Photo by Eloir Mário Marcelino
The capybara (Hydrochoerus hydrochaeris) is the largest rodent in the world, and when I started hunting “big game” as a child and teenager in northern São Paulo state, the “Alta Mogiana” region of Brazil in the late 1970’s and 1980’s it was pretty much the only such wild animal that we had around.
My father would hunt capybaras with hounds that we called “Americanos”, since they basically are American Foxhounds. The way to hunt capybaras with hounds is to let the dogs loose in a swamp, the typical habitat for the capybaras. When pursued the capybaras natural instinct is to go for water, so we would “block” the local small river or stream with a net, which we would make with a length of chain-link fence, in order to make them surface.
A couple hunters would work the dogs while one or more shooter or blocker would stay at the net in order to shoot the capybara when it surfaced. Generally they would hit the net hard before they would surface or try to swim against the current. This would be a very trilling moment, and at one occasion a friend that my dad had invited hunting ejected all the shells from his rifle without firing a single shot, due to his level of excitement.
My dad at a time had a very large cannel. The master dog was a female named Canoa. Other names that I remember are Corumbá, Botafogo, Rosana and Sargento, the later a yellow dog, clearly not a foxhound. But by the early 1980’s a hepatitis epidemic killed most of the dogs, and eventually my father stopped hunting.

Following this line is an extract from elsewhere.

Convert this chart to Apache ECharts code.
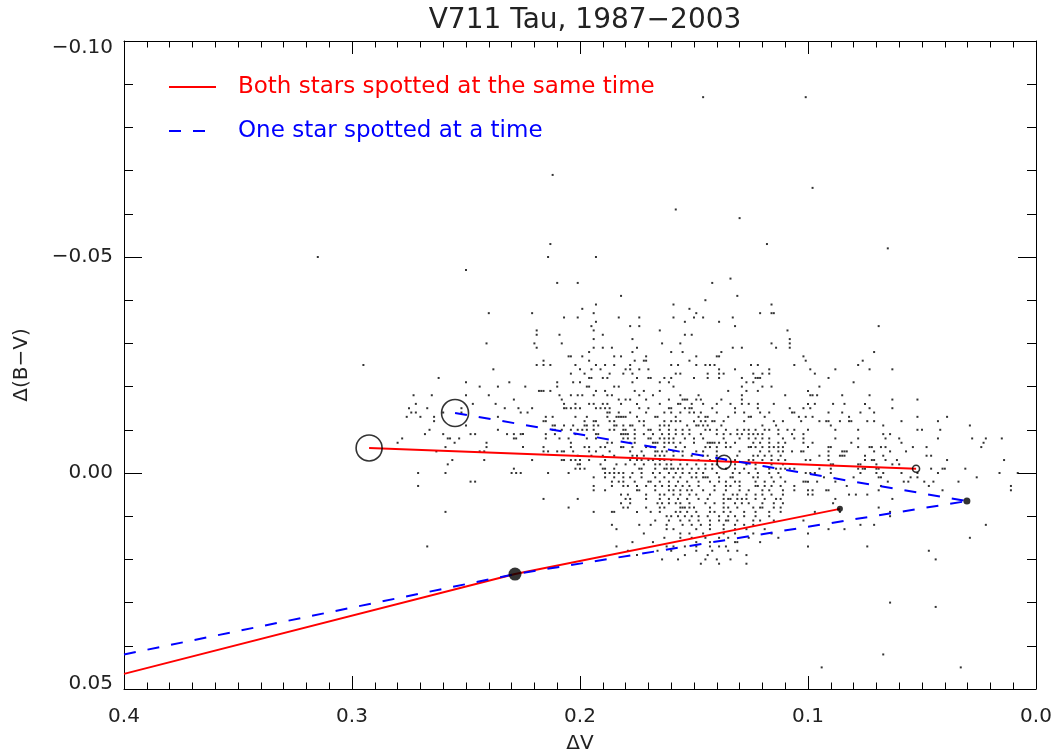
<!DOCTYPE html>
<html>
<head>
<meta charset="utf-8">
<script src="https://cdn.jsdelivr.net/npm/echarts@6/dist/echarts.min.js"></script>
<style>
  html, body { margin: 0; padding: 0; background: #fff; }
  #chart { width: 1058px; height: 752px; }
</style>
</head>
<body>
<div id="chart"></div>
<script>
// photometry cloud, in mmag: one row per Δ(B−V) value, listing the ΔV values on that row
const cloudBV = [
  -87, -69, -66, -61, -59, -53, -52, -50, -47, -45, -44, -41, -40, -39, -38, -37, -36, -35, -34, -33,
  -32, -31, -30, -29, -28, -27, -26, -25, -24, -23, -22, -21, -20, -19, -18, -17, -16, -15, -14, -13,
  -12, -11, -10, -9, -8, -7, -6, -5, -4, -3, -2, -1, 0, 1, 2, 3, 4, 5, 6, 7,
  8, 9, 10, 11, 12, 13, 14, 15, 16, 17, 18, 19, 20, 21, 30, 31, 42, 45
];
const cloudV = [
  [146, 101], [212], [98], [158], [130], [213, 118], [65], [315, 214, 193], [250], [134],
  [210, 201, 142], [182, 131], [145], [193, 159, 116], [199, 152],
  [240, 221, 194, 149, 121, 116, 115],
  [207, 201, 183, 174, 159, 150, 146, 133],
  [193, 154, 139],
  [195, 178, 174, 132, 69],
  [219, 194, 165, 109],
  [219, 209, 190, 154, 151],
  [194, 177, 108],
  [241, 220, 208, 164, 156, 116, 108],
  [219, 194, 190, 186, 175, 133, 129, 114, 108],
  [196, 177, 160, 155, 138, 71],
  [205, 204, 199, 185, 182, 171, 149, 140, 139, 102],
  [216, 196, 176, 172, 171, 152, 101, 76],
  [295, 219, 216, 213, 202, 193, 189, 185, 178, 160, 157, 149, 145, 143, 141, 125, 122, 106, 78],
  [238, 200, 195, 191, 180, 178, 174, 170, 139, 132, 117, 99, 88, 73, 63],
  [204, 198, 187, 181, 177, 158, 156, 144, 139, 137, 124, 120, 117, 97],
  [262, 196, 195, 190, 188, 175, 170, 169, 163, 160, 150, 144, 139, 129, 123, 122, 121, 91],
  [250, 231, 210, 203, 200, 177, 165, 161, 127, 124, 80],
  [244, 236, 224, 210, 197, 196, 185, 183, 159, 129, 120, 116, 95],
  [218, 217, 216, 213, 193, 189, 176, 172, 165, 135, 127, 122, 100],
  [273, 265, 250, 240, 209, 204, 201, 199, 194, 188, 186, 174, 168, 156, 148, 129, 110, 99, 98, 96, 85, 73],
  [229, 208, 183, 180, 178, 171, 161, 155, 154, 153, 149, 147, 138, 129, 63, 52],
  [272, 247, 237, 207, 202, 196, 194, 190, 188, 182, 175, 165, 157, 156, 151, 146, 140, 134, 129, 126, 122, 115, 100, 97, 89, 84, 75],
  [275, 267, 252, 233, 227, 221, 207, 206, 204, 202, 200, 193, 191, 189, 187, 174, 170, 161, 160, 154, 152, 151, 142, 132, 122, 108, 102, 99, 73, 63],
  [274, 272, 260, 252, 226, 223, 188, 187, 183, 178, 171, 163, 160, 156, 152, 150, 147, 140, 132, 128, 121, 117, 107, 106, 91, 85, 77, 71],
  [276, 270, 264, 236, 215, 212, 202, 197, 188, 184, 183, 182, 181, 180, 175, 167, 166, 158, 148, 145, 144, 135, 126, 125, 119, 104, 101, 98, 82, 52, 39],
  [264, 216, 215, 198, 194, 193, 187, 185, 174, 172, 163, 160, 158, 156, 150, 147, 145, 142, 141, 137, 128, 115, 111, 103, 95, 92, 91, 86, 82, 81, 74, 71, 59, 43],
  [250, 212, 211, 207, 203, 198, 197, 194, 192, 185, 184, 181, 178, 177, 172, 165, 163, 161, 153, 149, 148, 146, 144, 138, 120, 114, 90, 67, 29],
  [266, 236, 212, 211, 208, 204, 201, 199, 197, 194, 187, 185, 181, 180, 176, 170, 169, 165, 161, 158, 155, 152, 145, 143, 140, 136, 131, 128, 126, 123, 119, 117, 113, 109, 106, 100, 88, 78, 52, 50, 42],
  [268, 260, 248, 246, 232, 229, 226, 225, 215, 211, 202, 193, 192, 182, 181, 180, 179, 176, 172, 168, 164, 161, 158, 155, 152, 147, 140, 137, 134, 131, 129, 126, 124, 122, 120, 113, 107, 102, 67, 64],
  [278, 258, 257, 253, 229, 228, 215, 209, 205, 197, 193, 181, 179, 176, 170, 169, 165, 163, 161, 159, 154, 150, 146, 137, 130, 126, 123, 120, 117, 111, 106, 102, 88, 78, 66, 60, 43, 28, 22, 15],
  [280, 255, 241, 204, 188, 186, 178, 176, 168, 167, 166, 163, 161, 159, 156, 150, 144, 143, 142, 141, 139, 136, 132, 124, 121, 117, 113, 110, 102, 98, 81, 59, 23],
  [259, 241, 225, 216, 204, 198, 196, 191, 189, 182, 181, 177, 171, 169, 167, 163, 158, 154, 145, 143, 140, 136, 134, 126, 125, 123, 120, 117, 115, 113, 111, 100, 91, 90, 78, 73, 72, 68, 66, 54, 48, 24],
  [263, 244, 242, 216, 214, 210, 208, 207, 203, 196, 193, 187, 178, 173, 167, 166, 164, 162, 159, 155, 149, 146, 140, 130, 121, 117, 113, 111, 107, 103, 102, 91, 85, 84, 83, 71, 64, 57],
  [201, 195, 190, 185, 177, 175, 172, 167, 165, 163, 159, 155, 151, 146, 144, 140, 131, 124, 122, 119, 116, 112, 95, 91, 86, 85, 84, 75, 67, 48, 46],
  [256, 242, 221, 208, 207, 204, 202, 200, 196, 189, 178, 175, 173, 170, 168, 165, 163, 160, 156, 148, 143, 140, 136, 132, 126, 124, 120, 116, 113, 110, 101, 99, 91, 75, 72, 71, 66, 61, 39, 14],
  [258, 201, 200, 191, 184, 180, 176, 172, 167, 165, 162, 160, 156, 153, 149, 145, 142, 140, 132, 127, 123, 116, 111, 90, 89, 78, 77, 70, 63, 60],
  [229, 202, 200, 198, 190, 189, 185, 174, 173, 167, 163, 162, 160, 159, 157, 155, 151, 148, 145, 142, 136, 132, 128, 123, 117, 114, 112, 110, 108, 106, 95, 90, 78, 76, 75, 70, 69, 46, 41, 40, 31],
  [271, 259, 230, 228, 226, 214, 205, 189, 187, 185, 183, 181, 177, 173, 168, 165, 161, 158, 155, 152, 149, 146, 140, 133, 130, 126, 122, 117, 113, 101, 99, 97, 90, 77, 70, 67, 59, 52, 43, 16, 8],
  [194, 189, 185, 181, 178, 173, 167, 163, 159, 156, 151, 149, 146, 145, 144, 139, 134, 133, 124, 122, 116, 112, 93, 80, 69, 68, 55, 52, 26],
  [248, 246, 186, 183, 181, 176, 170, 169, 165, 161, 157, 153, 148, 143, 139, 136, 132, 130, 123, 119, 115, 110, 102, 101, 100, 96, 88, 65, 58, 56, 49, 45, 34],
  [271, 194, 186, 181, 179, 175, 171, 167, 164, 161, 158, 155, 152, 148, 141, 136, 134, 130, 123, 122, 119, 116, 112, 106, 83, 68, 47, 11],
  [194, 189, 175, 174, 167, 161, 159, 156, 153, 151, 146, 141, 136, 130, 126, 120, 117, 111, 106, 100, 98, 92, 91, 69, 41, 11],
  [182, 179, 171, 165, 163, 159, 156, 152, 149, 143, 137, 133, 131, 127, 123, 120, 116, 111, 100, 98, 82, 79, 74],
  [216, 201, 180, 178, 171, 165, 161, 157, 153, 148, 144, 137, 135, 134, 131, 129, 127, 123, 119, 114, 112, 88, 63],
  [182, 178, 166, 164, 161, 158, 156, 152, 145, 141, 137, 132, 129, 126, 120, 115, 111, 89],
  [205, 181, 179, 171, 165, 163, 156, 155, 154, 152, 150, 143, 137, 135, 131, 124, 121, 120, 115, 112, 69],
  [259, 194, 186, 185, 175, 169, 165, 158, 156, 153, 149, 143, 141, 137, 134, 128, 123, 117, 112, 97, 86, 64],
  [162, 160, 157, 154, 151, 148, 144, 139, 135, 132, 128, 123, 117, 64],
  [167, 161, 156, 152, 148, 143, 139, 136, 135, 131, 124, 121, 115, 102],
  [186, 174, 169, 162, 155, 151, 147, 143, 137, 132, 128, 124, 77, 71, 22],
  [184, 162, 159, 149, 143, 137, 132, 127, 119, 91, 84],
  [172, 156, 152, 146, 137, 132, 124, 116, 100],
  [163, 156, 151, 145, 139, 135, 126, 113, 29],
  [177, 168, 149, 143, 132, 131, 121],
  [267, 184, 162, 159, 154, 149, 143, 139, 136, 100, 74],
  [179, 166, 160, 149, 142, 135, 131, 47],
  [175, 154, 144, 127],
  [164, 157, 145, 140, 134, 44],
  [147, 139, 127],
  [64], [44], [67], [94, 33]
];

// model tracks [ΔV, Δ(B−V)] in mag
const bothSpottedA = [[0.2925, -0.0058], [0.0526, -0.0010]];
const bothSpottedB = [[0.400, 0.0465], [0.2285, 0.0234], [0.0860, 0.0083]];
const oneSpottedA = [[0.2548, -0.0139], [0.0303, 0.0065]];
const oneSpottedB = [[0.400, 0.0420], [0.2285, 0.0234], [0.0303, 0.0065]];

// marked epochs
const openSpots = [[0.2925, -0.0058], [0.2548, -0.0139], [0.1368, -0.0025], [0.0526, -0.0010]];
const filledSpots = [[0.2285, 0.0234], [0.0860, 0.0083], [0.0303, 0.0065]];

const xTicks = [0, 0.1, 0.2, 0.3, 0.4];
const yTicks = [-0.10, -0.05, 0.00, 0.05];

const openSizes = [26, 27, 14, 7];
const filledSizes = [13, 6, 7];

const FONT = 'DejaVu Sans';
const INK = '#222';
const BOTH = 'Both stars spotted at the same time';
const ONE = 'One star spotted at a time';

const cloud = [];
cloudV.forEach((row, i) => {
  row.forEach((v) => cloud.push([v / 1000, cloudBV[i] / 1000]));
});

const minus = (s) => s.replace('-', '\u2212');
const labelText = { color: INK, fontFamily: FONT, fontSize: 20 };

function xAxisAt(position) {
  return {
    type: 'value',
    position,
    min: xTicks[0],
    max: xTicks[xTicks.length - 1],
    interval: 0.1,
    inverse: true,
    axisLine: { onZero: false, lineStyle: { color: '#000', width: 1 } },
    axisTick: { inside: true, length: 13, lineStyle: { color: '#000' } },
    minorTick: { show: true, splitNumber: 10, length: 6.5, lineStyle: { color: '#000' } },
    splitLine: { show: false },
    axisLabel: Object.assign({
      show: position === 'bottom',
      margin: 18,
      formatter: (v) => v.toFixed(1),
    }, labelText),
  };
}

function yAxisAt(position) {
  return {
    type: 'value',
    position,
    min: yTicks[0],
    max: yTicks[yTicks.length - 1],
    interval: 0.05,
    inverse: true,
    axisLine: { onZero: false, lineStyle: { color: '#000', width: 1 } },
    axisTick: { inside: true, length: 18, lineStyle: { color: '#000' } },
    minorTick: { show: true, splitNumber: 5, length: 9, lineStyle: { color: '#000' } },
    splitLine: { show: false },
    axisLabel: Object.assign({
      show: position === 'left',
      margin: 11,
      formatter: (v) => {
        const s = minus((Math.abs(v) < 1e-9 ? 0 : v).toFixed(2));
        if (Math.abs(v - yTicks[0]) < 1e-9) return '{lo|' + s + '}';
        if (Math.abs(v - yTicks[yTicks.length - 1]) < 1e-9) return '{hi|' + s + '}';
        return s;
      },
      rich: {
        lo: Object.assign({ padding: [14, 0, 0, 0] }, labelText),
        hi: Object.assign({ padding: [0, 0, 10, 0] }, labelText),
      },
    }, labelText),
  };
}

const chart = echarts.init(document.getElementById('chart'), null, { renderer: 'canvas' });

const bottomX = Object.assign(xAxisAt('bottom'), {
  name: '\u0394V',
  nameLocation: 'middle',
  nameGap: 45,
  nameTextStyle: labelText,
});
const leftY = Object.assign(yAxisAt('left'), {
  name: '\u0394(B\u2212V)',
  nameLocation: 'middle',
  nameRotate: 90,
  nameGap: 92,
  nameTextStyle: labelText,
});

chart.setOption({
  animation: false,
  backgroundColor: '#fff',
  title: {
    text: 'V711 Tau, 1987\u22122003',
    left: 580,
    top: 2,
    textAlign: 'center',
    textStyle: { color: INK, fontFamily: FONT, fontSize: 28, fontWeight: 'normal' },
  },
  grid: { left: 124, right: 22, top: 41, bottom: 63, containLabel: false, outerBoundsMode: 'none' },
  xAxis: [bottomX, xAxisAt('top')],
  yAxis: [leftY, yAxisAt('right')],
  legend: {
    orient: 'vertical',
    left: 168,
    top: 75,
    padding: 0,
    itemWidth: 47,
    itemHeight: 24,
    itemGap: 20,
    selectedMode: false,
    itemStyle: { opacity: 0, borderWidth: 0 },
    textStyle: { fontFamily: FONT, fontSize: 23, lineHeight: 24, padding: [0, 0, 0, 17] },
    data: [
      { name: BOTH, textStyle: { color: '#ff0000' } },
      { name: ONE, textStyle: { color: '#0000ff' } },
    ],
  },
  series: [
    {
      type: 'scatter',
      name: 'cloud',
      data: cloud,
      symbol: 'rect',
      symbolSize: 2,
      silent: true,
      itemStyle: { color: '#000' },
      z: 1,
    },
    ...[bothSpottedA, bothSpottedB].map((d) => ({
      type: 'line',
      name: BOTH,
      data: d,
      symbol: 'none',
      lineStyle: { color: '#ff0000', width: 2 },
      itemStyle: { color: '#ff0000' },
      z: 3,
    })),
    ...[oneSpottedA, oneSpottedB].map((d) => ({
      type: 'line',
      name: ONE,
      data: d,
      symbol: 'none',
      lineStyle: { color: '#0000ff', width: 2, type: [12, 12] },
      itemStyle: { color: '#0000ff' },
      z: 3,
    })),
    {
      type: 'scatter',
      name: 'open',
      data: openSpots.map((p, i) => ({ value: p, symbolSize: openSizes[i] })),
      symbol: 'circle',
      itemStyle: { color: 'rgba(0,0,0,0)', borderColor: '#000', borderWidth: 1.6 },
      z: 4,
    },
    {
      type: 'scatter',
      name: 'filled',
      data: filledSpots.map((p, i) => ({ value: p, symbolSize: filledSizes[i] })),
      symbol: 'circle',
      itemStyle: { color: '#000' },
      z: 4,
    },
  ],
});
</script>
</body>
</html>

Around this same time I started hunting with some of the farmer employees, in a very different manner. We would either build an elevated shooting platform or look for a suitable tree at a proper place in the swamp, and then we would use calls to attract the capybaras. It looks almost like deer hunting, except we hunted at night and had to use flashlights to help us see what we were shooting at.
The call was made out of a flattened and then bent bottle cap, with a small role made on the top part. The bending and tuning of the call or “pio” is more of an art (almost lost I would say) than science.
The only guns that we had at the farm were shotguns. We had two 28 gauge side-by-side, a Rossi with exposed hammers (that was “my” gun), and a nice hammerless Beretta that was never used in the harsh swamp environment. Later on my dad bought two 12 gauges trap guns, and we started loading the shells with IDEAL slugs.
The first time that I went hunting with a gun was at “ the island”, a place upriver were we had built an elevated stand some days before. I took the Rossi 28 and Mr. Candinho, a long time farm employee and the same gentleman that lost a part of a finger to a dead alligator and shot a 21-foot anaconda out of my father’s arm (but those are other stories), took one of the 12 gauge guns.
We climbed the stand overlooking the “Córrego do Rosário” at dusk and waited for nightfall. The first animal to come by was an opossum or something similar. Later on two alligators swam the river. Finally after what felt like an eternity a capybara herd started to approach, taking their time to graze on the swamp vegetation.
As the herd was in front of us I had one of the most severe attacks of what I later came to know as buck fever and just shot my gun on the general direction of the herd. Immediately all capybaras dived in the river and disappeared.
Eventually I was successful on my chase for the big tasty rodent, but first adventures have a special place in our hearts.
By the way, today, June 10th, my father would turn sixty-seven if he was still with us.